Two current NFL assistant coaches, Dick LeBeau and Tom Moore, along with retired assistant coach Dante Scarnecchia have been selected as the Class of 2015 for the Paul “Dr. Z” Zimmerman Award by the Professional Football Writers of America (PFWA).
The Dr. Z Award is given for lifetime achievement as an assistant coach in the NFL. The award is named for Zimmerman, who covered the NFL for 29 years as Sports Illustrated's lead pro football writer.
Zimmerman’s writing career was cut short by a series of strokes in November 2008 that left him unable to speak, read and write. But his impact on the writing and football industries was profound. He's widely considered one of the best football writers of all time, and his 1970 “A Thinking Man's Guide to Pro Football” and revised 1984 “The New Thinking Man’s Guide to Pro Football” are textbooks to this day for young football writers trying to learn the game and trying to learn to write about the game. He was an offensive lineman at Stanford and Columbia, played on the offensive line for a U.S. Army team and a semi-pro football team. His first shot at covering pro football regularly was for the New York Post in 1966. In 1979, he moved to SI. When he was struck down, Zimmerman was still writing multiple columns a week for the magazine and its website, SI.com. He lives in Mountain Lakes, N.J., with his wife, Linda.
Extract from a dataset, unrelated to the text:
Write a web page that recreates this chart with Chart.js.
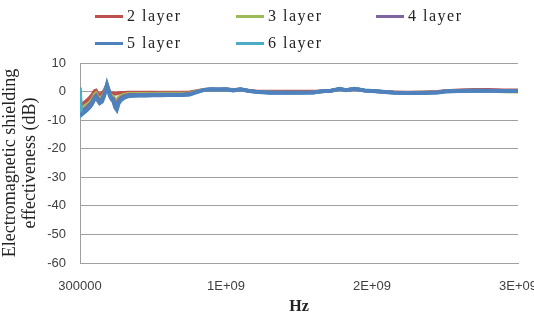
<!DOCTYPE html>
<html>
<head>
<meta charset="utf-8">
<script src="https://cdn.jsdelivr.net/npm/chart.js@4.4.1/dist/chart.umd.min.js"></script>
<style>
    body { margin: 0; background: #fff; }
    #wrap { position: relative; width: 534px; height: 316px; overflow: hidden; }
    #shieldChart { position: absolute; left: 0; top: 0; }
    #legend { position: absolute; left: 0; top: 0; width: 534px; font-family: 'Liberation Serif', serif; font-size: 16px; color: #222; }
    .leg-item { position: absolute; display: flex; align-items: center; height: 20px; letter-spacing: 1.5px; }
    .leg-line { width: 28px; height: 3px; margin-right: 4px; }
</style>
</head>
<body>
<div id="wrap">
    <canvas id="shieldChart" width="534" height="316"></canvas>
    <div id="legend"></div>
</div>
<script>
// Frequency points (Hz)
const freqs = [
    3e5, 1e7, 2e7, 3.5e7, 5e7, 6.5e7, 8e7, 9e7, 1.0e8, 1.1e8,
    1.2e8, 1.35e8, 1.5e8, 1.65e8, 1.78e8, 1.85e8, 1.95e8, 2.05e8, 2.15e8, 2.3e8,
    2.42e8, 2.52e8, 2.65e8, 2.8e8, 3.0e8, 3.3e8, 3.6e8, 4.0e8, 4.5e8, 5.0e8,
    5.5e8, 6.0e8, 6.5e8, 7.0e8, 7.5e8, 8.0e8, 8.5e8, 9.0e8, 9.5e8, 1.0e9,
    1.05e9, 1.1e9, 1.15e9, 1.2e9, 1.3e9, 1.4e9, 1.5e9, 1.6e9, 1.65e9, 1.72e9,
    1.78e9, 1.82e9, 1.88e9, 1.95e9, 2.05e9, 2.15e9, 2.25e9, 2.35e9, 2.45e9, 2.5e9,
    2.6e9, 2.7e9, 2.8e9, 2.9e9, 3.0e9
];

// Shielding effectiveness (dB) per layer count
const layer2 = [
    -5.0, -4.6, -4.2, -3.6, -3.0, -2.2, -1.4, -0.6, 0.2, 0.4,
    -0.6, -1.0, -0.6, 0.2, 1.6, 2.4, 1.0, -0.2, -0.5, -0.6,
    -0.8, -0.7, -0.5, -0.4, -0.4, -0.3, -0.3, -0.3, -0.3, -0.3,
    -0.3, -0.3, -0.3, -0.3, -0.2, 0.2, 0.6, 0.8, 0.7, 0.8,
    0.6, 0.7, 0.4, 0.1, 0.0, 0.0, 0.0, 0.0, 0.0, 0.4,
    0.9, 0.5, 1.0, 0.4, 0.0, -0.2, -0.3, -0.2, -0.1, 0.2,
    0.5, 0.6, 0.6, 0.5, 0.5
];
const layer3 = [
    -6.7, -6.2, -5.8, -5.2, -4.6, -3.8, -3.0, -2.0, -1.0, -0.6,
    -1.6, -2.4, -1.9, -0.6, 1.2, 2.2, 0.7, -0.8, -1.4, -1.8,
    -2.8, -3.2, -2.0, -1.5, -1.1, -0.8, -0.8, -0.8, -0.8, -0.8,
    -0.7, -0.7, -0.7, -0.7, -0.6, 0.0, 0.6, 0.8, 0.7, 0.8,
    0.5, 0.8, 0.3, 0.0, -0.2, -0.3, -0.3, -0.2, 0.0, 0.3,
    0.9, 0.5, 1.0, 0.4, 0.0, -0.3, -0.4, -0.3, -0.2, 0.1,
    0.3, 0.4, 0.3, 0.0, -0.1
];
const layer4 = [
    -7.6, -7.1, -6.7, -6.1, -5.4, -4.6, -3.8, -2.8, -1.8, -1.3,
    -2.2, -3.2, -2.7, -1.0, 1.0, 2.2, 0.6, -1.2, -2.0, -2.6,
    -4.2, -4.8, -3.0, -2.2, -1.6, -1.2, -1.1, -1.1, -1.1, -1.0,
    -1.0, -1.0, -1.0, -1.0, -0.8, -0.1, 0.6, 0.8, 0.7, 0.8,
    0.5, 0.8, 0.3, 0.0, -0.3, -0.3, -0.3, -0.3, 0.0, 0.3,
    0.9, 0.5, 1.0, 0.4, 0.0, -0.3, -0.4, -0.4, -0.2, 0.1,
    0.3, 0.4, 0.3, 0.2, 0.2
];
const layer5 = [
    -8.5, -8.0, -7.6, -7.0, -6.3, -5.5, -4.5, -3.5, -2.5, -2.0,
    -2.8, -4.0, -3.5, -1.5, 0.8, 2.3, 0.5, -1.5, -2.5, -3.5,
    -5.5, -6.3, -4.0, -3.0, -2.2, -1.6, -1.5, -1.4, -1.4, -1.3,
    -1.3, -1.2, -1.2, -1.2, -1.0, -0.2, 0.6, 0.8, 0.7, 0.8,
    0.4, 0.8, 0.3, -0.1, -0.4, -0.4, -0.4, -0.3, 0.1, 0.3,
    1.0, 0.5, 1.0, 0.4, 0.0, -0.4, -0.5, -0.5, -0.3, 0.0,
    0.2, 0.3, 0.3, 0.2, 0.2
];
const layer6 = [
    1.4, -8.2, -7.7, -7.1, -6.4, -5.6, -4.6, -3.6, -2.6, -2.1,
    -2.9, -4.0, -3.5, -1.6, 0.8, 2.2, 0.5, -1.5, -2.5, -3.5,
    -5.4, -6.2, -4.0, -3.0, -2.2, -1.6, -1.5, -1.4, -1.4, -1.3,
    -1.3, -1.2, -1.2, -1.2, -1.0, -0.2, 0.6, 0.8, 0.7, 0.8,
    0.4, 0.8, 0.3, -0.1, -0.4, -0.4, -0.4, -0.3, 0.1, 0.3,
    1.0, 0.5, 1.0, 0.4, 0.0, -0.4, -0.5, -0.5, -0.3, 0.0,
    0.2, 0.3, 0.3, 0.2, 0.2
];

const seriesNames = ['2 layer', '3 layer', '4 layer', '5 layer', '6 layer'];
const seriesColors = ['#C0504D', '#9BBB59', '#8064A2', '#4F81BD', '#4BACC6'];

// Axis ticks
const xTickValues = [3e5, 1e9, 2e9, 3e9];
const xTickLabels = ['300000', '1E+09', '2E+09', '3E+09'];
const yMin = -60, yMax = 10, yStep = 10;

document.addEventListener('DOMContentLoaded', function() {
    buildLegend();
    initChart();
});

function buildLegend() {
    // legend positions: 3 items on first row, 2 on second
    const spots = [[95, 6], [236, 6], [376, 6], [95, 33], [236, 33]];
    const legend = document.getElementById('legend');
    seriesNames.forEach((name, i) => {
        const item = document.createElement('div');
        item.className = 'leg-item';
        item.style.left = spots[i][0] + 'px';
        item.style.top = spots[i][1] + 'px';
        item.innerHTML = `<span class="leg-line" style="background:${seriesColors[i]}"></span><span>${name}</span>`;
        legend.appendChild(item);
    });
}

function initChart() {
    const ctx = document.getElementById('shieldChart').getContext('2d');
    const layers = [layer2, layer3, layer4, layer5, layer6];
    // 5 layer drawn on top, as in the reference
    const drawOrder = [4, 3, 2, 0, 1];

    const datasets = layers.map((vals, i) => ({
        label: seriesNames[i],
        data: freqs.map((f, j) => ({ x: f, y: vals[j] })),
        borderColor: seriesColors[i],
        backgroundColor: seriesColors[i],
        borderWidth: i === 3 ? 4 : 3.5,
        pointRadius: 0,
        tension: 0,
        order: drawOrder[i]
    }));

    new Chart(ctx, {
        type: 'line',
        data: { datasets: datasets },
        options: {
            responsive: false,
            animation: false,
            layout: { padding: { top: 63, right: 0, left: 0, bottom: 0 } },
            plugins: {
                legend: { display: false },
                tooltip: { enabled: false }
            },
            scales: {
                x: {
                    type: 'linear',
                    min: xTickValues[0],
                    max: xTickValues[xTickValues.length - 1],
                    afterBuildTicks: scale => {
                        scale.ticks = xTickValues.map(v => ({ value: v }));
                    },
                    afterFit: scale => {
                        // fixed box so the plot area lands where the reference has it
                        scale.height = 53;
                        scale.paddingLeft = 0;
                        scale.paddingRight = 16;
                    },
                    grid: { display: false, drawTicks: false },
                    border: { display: true, color: '#a0a0a0', width: 1 },
                    ticks: {
                        autoSkip: false,
                        maxRotation: 0,
                        padding: 16,
                        color: '#404040',
                        font: { family: 'Liberation Sans', size: 13 },
                        callback: value => {
                            const k = xTickValues.indexOf(value);
                            return k >= 0 ? xTickLabels[k] : '';
                        }
                    },
                    title: {
                        display: true,
                        text: 'Hz',
                        color: '#222',
                        padding: { top: 4, bottom: 0 },
                        font: { family: 'Liberation Serif', size: 16, weight: 'bold' }
                    }
                },
                y: {
                    min: yMin,
                    max: yMax,
                    afterFit: scale => { scale.width = 80; },
                    grid: { color: '#a0a0a0', lineWidth: 1, drawTicks: false },
                    border: { display: true, color: '#a0a0a0', width: 1 },
                    ticks: {
                        stepSize: yStep,
                        padding: 14,
                        color: '#404040',
                        font: { family: 'Liberation Sans', size: 13 }
                    },
                    title: {
                        display: true,
                        text: ['Electromagnetic shielding', 'effectiveness (dB)'],
                        color: '#222',
                        padding: { top: 0, bottom: 4 },
                        font: { family: 'Liberation Serif', size: 18, lineHeight: 1.11 }
                    }
                }
            }
        }
    });
}
</script>
</body>
</html>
Dick LeBeau – In his 43rd season as a NFL coach, LeBeau is in his first year as assistant head coach/defense for the Tennessee Titans. After a 14-year NFL career at cornerback (1959-72) with the Detroit Lions which led to his enshrinement as a player into the Pro Football Hall of Fame in 2010, LeBeau went into the NFL coaching ranks immediately after his retirement as a player as the special teams coach for the Philadelphia Eagles (1973-75). He was the defensive backs coach with the Green Bay Packers (1976-79) then moved to the Cincinnati Bengals as the defensive backs coach (1980-83) and defensive coordinator/defensive backs coach (1984-91). LeBeau was secondary coach (1992-94) and defensive coordinator (1995-96) with the Pittsburgh Steelers, before re-joining the Bengals as the assistant head coach/defensive coordinator (1997-2000). After only three games into the 2000 season, LeBeau was named Bengals head coach, and served in that role through the 2002 season. In 2003, he was the assistant head coach of the Buffalo Bills before going back to Pittsburgh as defensive coordinator (2004-14). LeBeau is considered the architect of the zone blitz scheme, and he has coached in six Super Bowls (XVI and XXIII with Cincinnati; XXX, XL, XLIII and XLV with Pittsburgh).